### [WHAT YOU ARE ASKED TO DO]
Give a verbatim copy of the lines below, minus the pictures.
----
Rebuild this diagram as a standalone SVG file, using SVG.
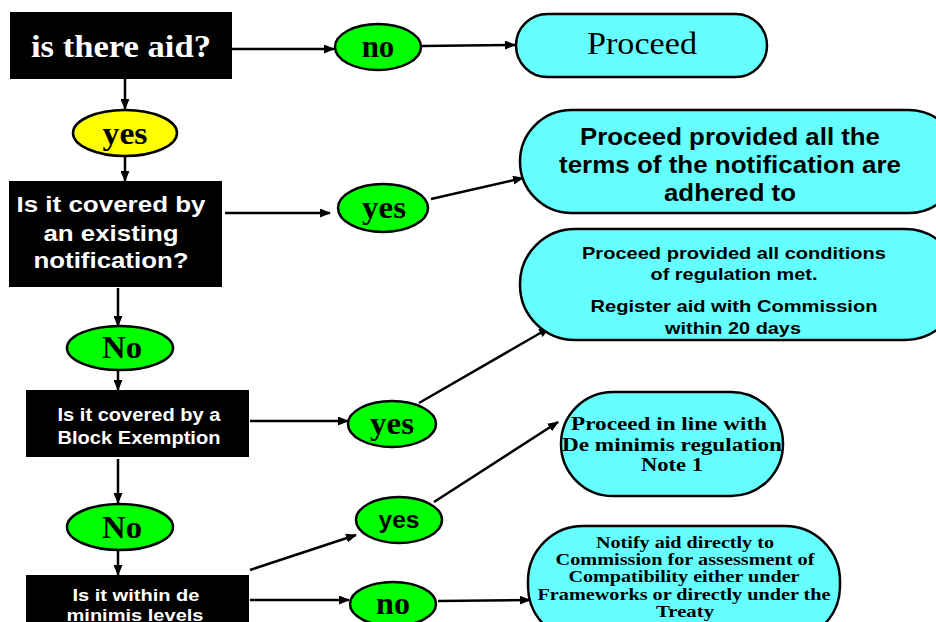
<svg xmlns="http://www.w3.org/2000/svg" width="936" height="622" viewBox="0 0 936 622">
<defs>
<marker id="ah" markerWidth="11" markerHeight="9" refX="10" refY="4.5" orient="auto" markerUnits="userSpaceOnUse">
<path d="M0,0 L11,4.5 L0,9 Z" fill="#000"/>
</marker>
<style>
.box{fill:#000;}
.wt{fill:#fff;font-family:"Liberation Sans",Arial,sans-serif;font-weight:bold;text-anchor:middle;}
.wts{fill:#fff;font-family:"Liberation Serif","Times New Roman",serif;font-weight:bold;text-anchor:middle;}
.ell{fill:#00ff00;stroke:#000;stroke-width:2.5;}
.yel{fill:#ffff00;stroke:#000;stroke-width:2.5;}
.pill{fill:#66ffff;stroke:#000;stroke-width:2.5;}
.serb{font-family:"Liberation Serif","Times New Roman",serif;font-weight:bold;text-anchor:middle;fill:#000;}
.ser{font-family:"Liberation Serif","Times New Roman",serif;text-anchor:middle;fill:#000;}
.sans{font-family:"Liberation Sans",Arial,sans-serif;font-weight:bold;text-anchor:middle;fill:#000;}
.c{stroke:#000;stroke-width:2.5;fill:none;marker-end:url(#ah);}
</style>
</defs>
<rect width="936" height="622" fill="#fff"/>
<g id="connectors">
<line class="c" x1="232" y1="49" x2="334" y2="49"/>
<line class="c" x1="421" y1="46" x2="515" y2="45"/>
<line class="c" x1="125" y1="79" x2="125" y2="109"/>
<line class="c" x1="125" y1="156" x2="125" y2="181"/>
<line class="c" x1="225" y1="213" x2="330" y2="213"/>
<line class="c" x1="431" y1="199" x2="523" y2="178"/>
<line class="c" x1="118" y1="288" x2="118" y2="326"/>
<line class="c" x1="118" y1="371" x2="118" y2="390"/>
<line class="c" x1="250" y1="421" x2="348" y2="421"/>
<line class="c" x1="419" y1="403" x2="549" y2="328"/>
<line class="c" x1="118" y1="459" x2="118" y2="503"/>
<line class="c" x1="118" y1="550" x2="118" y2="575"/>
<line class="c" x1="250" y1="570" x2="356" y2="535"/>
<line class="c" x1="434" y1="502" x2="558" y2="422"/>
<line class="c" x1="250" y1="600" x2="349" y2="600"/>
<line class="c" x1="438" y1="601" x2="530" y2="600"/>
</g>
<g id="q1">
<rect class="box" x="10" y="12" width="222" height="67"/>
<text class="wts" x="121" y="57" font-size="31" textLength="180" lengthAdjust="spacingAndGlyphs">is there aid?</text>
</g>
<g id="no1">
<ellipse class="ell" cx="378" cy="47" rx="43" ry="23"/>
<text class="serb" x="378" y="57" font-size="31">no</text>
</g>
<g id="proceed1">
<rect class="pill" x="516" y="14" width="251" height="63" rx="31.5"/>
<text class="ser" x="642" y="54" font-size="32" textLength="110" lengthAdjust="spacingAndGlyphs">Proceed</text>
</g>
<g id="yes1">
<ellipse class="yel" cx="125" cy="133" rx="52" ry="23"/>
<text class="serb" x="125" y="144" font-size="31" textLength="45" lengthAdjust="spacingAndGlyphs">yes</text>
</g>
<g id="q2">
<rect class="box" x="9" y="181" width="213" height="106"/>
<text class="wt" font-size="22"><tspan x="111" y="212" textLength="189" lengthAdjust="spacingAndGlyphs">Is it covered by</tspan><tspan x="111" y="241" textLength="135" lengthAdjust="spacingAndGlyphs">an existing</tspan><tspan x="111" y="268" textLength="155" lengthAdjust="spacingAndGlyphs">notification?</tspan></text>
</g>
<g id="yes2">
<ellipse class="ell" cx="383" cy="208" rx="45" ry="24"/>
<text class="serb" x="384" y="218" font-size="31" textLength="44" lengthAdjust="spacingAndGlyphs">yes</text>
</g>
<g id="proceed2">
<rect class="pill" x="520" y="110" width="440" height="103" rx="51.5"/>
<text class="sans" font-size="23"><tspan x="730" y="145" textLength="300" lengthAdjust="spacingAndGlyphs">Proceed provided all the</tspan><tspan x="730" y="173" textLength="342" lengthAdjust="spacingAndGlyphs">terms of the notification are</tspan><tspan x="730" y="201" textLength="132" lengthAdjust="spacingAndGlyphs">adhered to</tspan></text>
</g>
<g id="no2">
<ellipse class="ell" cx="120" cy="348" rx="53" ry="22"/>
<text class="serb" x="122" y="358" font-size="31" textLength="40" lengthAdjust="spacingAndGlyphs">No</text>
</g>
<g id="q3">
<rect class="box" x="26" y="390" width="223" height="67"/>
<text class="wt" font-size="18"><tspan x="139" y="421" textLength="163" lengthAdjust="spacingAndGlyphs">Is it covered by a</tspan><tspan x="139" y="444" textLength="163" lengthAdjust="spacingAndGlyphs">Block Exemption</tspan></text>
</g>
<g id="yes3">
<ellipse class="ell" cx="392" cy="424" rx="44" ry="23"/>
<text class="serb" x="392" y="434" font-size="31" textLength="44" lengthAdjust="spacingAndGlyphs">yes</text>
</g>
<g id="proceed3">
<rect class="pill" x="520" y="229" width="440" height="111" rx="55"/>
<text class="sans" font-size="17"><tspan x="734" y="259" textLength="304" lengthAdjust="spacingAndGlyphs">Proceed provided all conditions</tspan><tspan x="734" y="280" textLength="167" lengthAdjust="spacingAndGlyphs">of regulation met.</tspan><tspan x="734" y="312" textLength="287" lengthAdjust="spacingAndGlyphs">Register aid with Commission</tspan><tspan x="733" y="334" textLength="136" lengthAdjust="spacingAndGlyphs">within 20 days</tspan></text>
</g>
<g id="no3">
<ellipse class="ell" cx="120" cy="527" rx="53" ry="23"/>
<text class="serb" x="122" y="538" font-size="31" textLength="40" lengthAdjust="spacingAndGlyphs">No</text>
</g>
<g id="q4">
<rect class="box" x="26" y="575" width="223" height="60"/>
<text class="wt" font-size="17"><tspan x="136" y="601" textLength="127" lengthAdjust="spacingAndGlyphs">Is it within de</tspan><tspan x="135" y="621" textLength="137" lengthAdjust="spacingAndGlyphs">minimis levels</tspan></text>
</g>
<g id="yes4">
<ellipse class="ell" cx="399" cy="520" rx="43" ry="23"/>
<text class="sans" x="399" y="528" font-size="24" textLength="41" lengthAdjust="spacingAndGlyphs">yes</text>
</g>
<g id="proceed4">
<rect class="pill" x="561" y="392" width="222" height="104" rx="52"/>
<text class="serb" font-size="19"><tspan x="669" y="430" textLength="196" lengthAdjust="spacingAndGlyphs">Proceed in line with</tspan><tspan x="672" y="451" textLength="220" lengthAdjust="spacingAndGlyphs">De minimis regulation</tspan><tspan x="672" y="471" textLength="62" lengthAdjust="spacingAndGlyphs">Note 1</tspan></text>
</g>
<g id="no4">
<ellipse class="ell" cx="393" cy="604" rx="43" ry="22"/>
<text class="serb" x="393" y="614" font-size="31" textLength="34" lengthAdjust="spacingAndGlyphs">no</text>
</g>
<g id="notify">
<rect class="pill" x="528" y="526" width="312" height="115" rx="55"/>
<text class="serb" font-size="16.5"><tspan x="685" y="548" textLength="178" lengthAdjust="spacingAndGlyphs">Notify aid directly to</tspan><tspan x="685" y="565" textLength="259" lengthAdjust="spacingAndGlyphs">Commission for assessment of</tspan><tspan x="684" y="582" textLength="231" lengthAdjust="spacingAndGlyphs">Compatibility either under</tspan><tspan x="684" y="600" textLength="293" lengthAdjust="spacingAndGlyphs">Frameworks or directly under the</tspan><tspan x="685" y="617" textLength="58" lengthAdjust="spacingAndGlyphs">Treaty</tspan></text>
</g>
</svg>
----
### [WRITTEN SOLUTION]
Rebuild this diagram as a standalone SVG file, using SVG.
<svg xmlns="http://www.w3.org/2000/svg" width="936" height="622" viewBox="0 0 936 622">
<defs>
<marker id="ah" markerWidth="11" markerHeight="9" refX="10" refY="4.5" orient="auto" markerUnits="userSpaceOnUse">
<path d="M0,0 L11,4.5 L0,9 Z" fill="#000"/>
</marker>
<style>
.box{fill:#000;}
.wt{fill:#fff;font-family:"Liberation Sans",Arial,sans-serif;font-weight:bold;text-anchor:middle;}
.wts{fill:#fff;font-family:"Liberation Serif","Times New Roman",serif;font-weight:bold;text-anchor:middle;}
.ell{fill:#00ff00;stroke:#000;stroke-width:2.5;}
.yel{fill:#ffff00;stroke:#000;stroke-width:2.5;}
.pill{fill:#66ffff;stroke:#000;stroke-width:2.5;}
.serb{font-family:"Liberation Serif","Times New Roman",serif;font-weight:bold;text-anchor:middle;fill:#000;}
.ser{font-family:"Liberation Serif","Times New Roman",serif;text-anchor:middle;fill:#000;}
.sans{font-family:"Liberation Sans",Arial,sans-serif;font-weight:bold;text-anchor:middle;fill:#000;}
.c{stroke:#000;stroke-width:2.5;fill:none;marker-end:url(#ah);}
</style>
</defs>
<rect width="936" height="622" fill="#fff"/>
<g id="connectors">
<line class="c" x1="232" y1="49" x2="334" y2="49"/>
<line class="c" x1="421" y1="46" x2="515" y2="45"/>
<line class="c" x1="125" y1="79" x2="125" y2="109"/>
<line class="c" x1="125" y1="156" x2="125" y2="181"/>
<line class="c" x1="225" y1="213" x2="330" y2="213"/>
<line class="c" x1="431" y1="199" x2="523" y2="178"/>
<line class="c" x1="118" y1="288" x2="118" y2="326"/>
<line class="c" x1="118" y1="371" x2="118" y2="390"/>
<line class="c" x1="250" y1="421" x2="348" y2="421"/>
<line class="c" x1="419" y1="403" x2="549" y2="328"/>
<line class="c" x1="118" y1="459" x2="118" y2="503"/>
<line class="c" x1="118" y1="550" x2="118" y2="575"/>
<line class="c" x1="250" y1="570" x2="356" y2="535"/>
<line class="c" x1="434" y1="502" x2="558" y2="422"/>
<line class="c" x1="250" y1="600" x2="349" y2="600"/>
<line class="c" x1="438" y1="601" x2="530" y2="600"/>
</g>
<g id="q1">
<rect class="box" x="10" y="12" width="222" height="67"/>
<text class="wts" x="121" y="57" font-size="31" textLength="180" lengthAdjust="spacingAndGlyphs">is there aid?</text>
</g>
<g id="no1">
<ellipse class="ell" cx="378" cy="47" rx="43" ry="23"/>
<text class="serb" x="378" y="57" font-size="31">no</text>
</g>
<g id="proceed1">
<rect class="pill" x="516" y="14" width="251" height="63" rx="31.5"/>
<text class="ser" x="642" y="54" font-size="32" textLength="110" lengthAdjust="spacingAndGlyphs">Proceed</text>
</g>
<g id="yes1">
<ellipse class="yel" cx="125" cy="133" rx="52" ry="23"/>
<text class="serb" x="125" y="144" font-size="31" textLength="45" lengthAdjust="spacingAndGlyphs">yes</text>
</g>
<g id="q2">
<rect class="box" x="9" y="181" width="213" height="106"/>
<text class="wt" font-size="22"><tspan x="111" y="212" textLength="189" lengthAdjust="spacingAndGlyphs">Is it covered by</tspan><tspan x="111" y="241" textLength="135" lengthAdjust="spacingAndGlyphs">an existing</tspan><tspan x="111" y="268" textLength="155" lengthAdjust="spacingAndGlyphs">notification?</tspan></text>
</g>
<g id="yes2">
<ellipse class="ell" cx="383" cy="208" rx="45" ry="24"/>
<text class="serb" x="384" y="218" font-size="31" textLength="44" lengthAdjust="spacingAndGlyphs">yes</text>
</g>
<g id="proceed2">
<rect class="pill" x="520" y="110" width="440" height="103" rx="51.5"/>
<text class="sans" font-size="23"><tspan x="730" y="145" textLength="300" lengthAdjust="spacingAndGlyphs">Proceed provided all the</tspan><tspan x="730" y="173" textLength="342" lengthAdjust="spacingAndGlyphs">terms of the notification are</tspan><tspan x="730" y="201" textLength="132" lengthAdjust="spacingAndGlyphs">adhered to</tspan></text>
</g>
<g id="no2">
<ellipse class="ell" cx="120" cy="348" rx="53" ry="22"/>
<text class="serb" x="122" y="358" font-size="31" textLength="40" lengthAdjust="spacingAndGlyphs">No</text>
</g>
<g id="q3">
<rect class="box" x="26" y="390" width="223" height="67"/>
<text class="wt" font-size="18"><tspan x="139" y="421" textLength="163" lengthAdjust="spacingAndGlyphs">Is it covered by a</tspan><tspan x="139" y="444" textLength="163" lengthAdjust="spacingAndGlyphs">Block Exemption</tspan></text>
</g>
<g id="yes3">
<ellipse class="ell" cx="392" cy="424" rx="44" ry="23"/>
<text class="serb" x="392" y="434" font-size="31" textLength="44" lengthAdjust="spacingAndGlyphs">yes</text>
</g>
<g id="proceed3">
<rect class="pill" x="520" y="229" width="440" height="111" rx="55"/>
<text class="sans" font-size="17"><tspan x="734" y="259" textLength="304" lengthAdjust="spacingAndGlyphs">Proceed provided all conditions</tspan><tspan x="734" y="280" textLength="167" lengthAdjust="spacingAndGlyphs">of regulation met.</tspan><tspan x="734" y="312" textLength="287" lengthAdjust="spacingAndGlyphs">Register aid with Commission</tspan><tspan x="733" y="334" textLength="136" lengthAdjust="spacingAndGlyphs">within 20 days</tspan></text>
</g>
<g id="no3">
<ellipse class="ell" cx="120" cy="527" rx="53" ry="23"/>
<text class="serb" x="122" y="538" font-size="31" textLength="40" lengthAdjust="spacingAndGlyphs">No</text>
</g>
<g id="q4">
<rect class="box" x="26" y="575" width="223" height="60"/>
<text class="wt" font-size="17"><tspan x="136" y="601" textLength="127" lengthAdjust="spacingAndGlyphs">Is it within de</tspan><tspan x="135" y="621" textLength="137" lengthAdjust="spacingAndGlyphs">minimis levels</tspan></text>
</g>
<g id="yes4">
<ellipse class="ell" cx="399" cy="520" rx="43" ry="23"/>
<text class="sans" x="399" y="528" font-size="24" textLength="41" lengthAdjust="spacingAndGlyphs">yes</text>
</g>
<g id="proceed4">
<rect class="pill" x="561" y="392" width="222" height="104" rx="52"/>
<text class="serb" font-size="19"><tspan x="669" y="430" textLength="196" lengthAdjust="spacingAndGlyphs">Proceed in line with</tspan><tspan x="672" y="451" textLength="220" lengthAdjust="spacingAndGlyphs">De minimis regulation</tspan><tspan x="672" y="471" textLength="62" lengthAdjust="spacingAndGlyphs">Note 1</tspan></text>
</g>
<g id="no4">
<ellipse class="ell" cx="393" cy="604" rx="43" ry="22"/>
<text class="serb" x="393" y="614" font-size="31" textLength="34" lengthAdjust="spacingAndGlyphs">no</text>
</g>
<g id="notify">
<rect class="pill" x="528" y="526" width="312" height="115" rx="55"/>
<text class="serb" font-size="16.5"><tspan x="685" y="548" textLength="178" lengthAdjust="spacingAndGlyphs">Notify aid directly to</tspan><tspan x="685" y="565" textLength="259" lengthAdjust="spacingAndGlyphs">Commission for assessment of</tspan><tspan x="684" y="582" textLength="231" lengthAdjust="spacingAndGlyphs">Compatibility either under</tspan><tspan x="684" y="600" textLength="293" lengthAdjust="spacingAndGlyphs">Frameworks or directly under the</tspan><tspan x="685" y="617" textLength="58" lengthAdjust="spacingAndGlyphs">Treaty</tspan></text>
</g>
</svg>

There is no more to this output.